The restaurant’s early success can be attributed to Chef Wong Kwan Sang, a four-decade veteran of the Yung Kee kitchen before he left it to head the Kam’s Roast kitchen. Chef Wong, who now spearheads Kam’s Roast in Singapore, is currently in Manila to oversee the kitchen during its opening phase.


Kam’s roast duck


Unfortunately, for my fellow roast goose lovers, the Manila branch (just like Kam’s Singapore branch) will not be able to serve goose until they can find a good local source. This is due to restrictions set by our government prohibiting the importation of live poultry from Kam’s preferred geese supplier in China.

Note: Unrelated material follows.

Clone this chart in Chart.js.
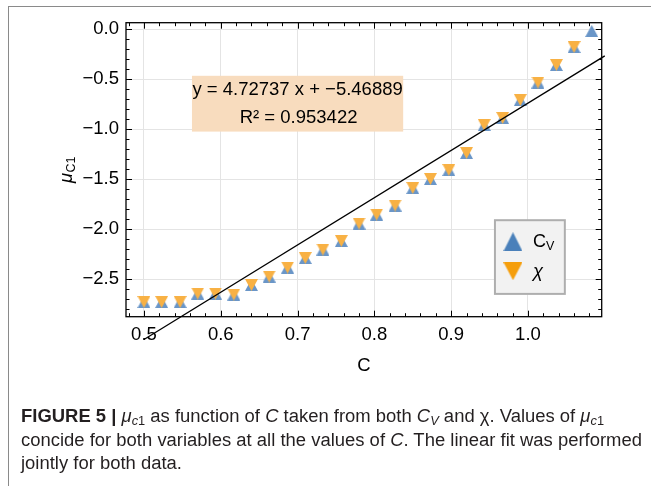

But don’t let Kam’s no-goose state stop you from checking out this new HK gem. Its other roast meat dishes definitely hit the spot and are mostly much better versions of similar dishes found in other local Cantonese joints. Prices are most likely going to be lower, too, with rice topping bowls expected to sell around P200 to P400 each.


What to order

At the top of my must-eat-again list after one visit are Kam’s char siu or barbecued pork options, starting with its Toro char siu. It’s a much fattier version of the ubiquitous Cantonese barbecued pork made from premium pork belly, seasoned with Kam’s secret marinade, and finished with a nice char too. The regular char siu is also good and is perfect for those who are looking for a leaner, meatier, and less fatty bite.


Toro char siu


If you like pork as much as me, you will also enjoy Kam’s perfectly roasted Suckling Pig and its (a tad too) thickly-sliced Roast Pork Belly best eaten with a little mustard.


Suckling pig


Non-pork lovers can try Kam’s Roast Duck which is known more for its tender meat and more flavorful au jus, rather than its (not so) crispy skin, that is a perfect match with the house-made plum sauce that it is served with. There’s Soy Chicken that comes with a to-die-for ginger sauce for those looking for a less oily or less rich poultry option.


Soy chicken


The roasted meats are best eaten either with a cup of plain white rice or thin and springy noodles, topped with either shrimp roe or scallions and served with a cup of broth. Or you can go carb-free with either the marinated cucumber with vinegar and garlic or a plate of poached seasonal vegetables. But whatever option you end up choosing, do not forget to order a serving of the Century Egg nicely paired with perfectly pickled ginger.


Marinated cucumbers, century egg, and pickled ginger


The verdict

Kam’s Roast is definitely poised to be my new go-to place for Hong Kong roast, assuming taste standards are maintained, especially for the char siu. In my honest opinion, it’s currently the best version in town.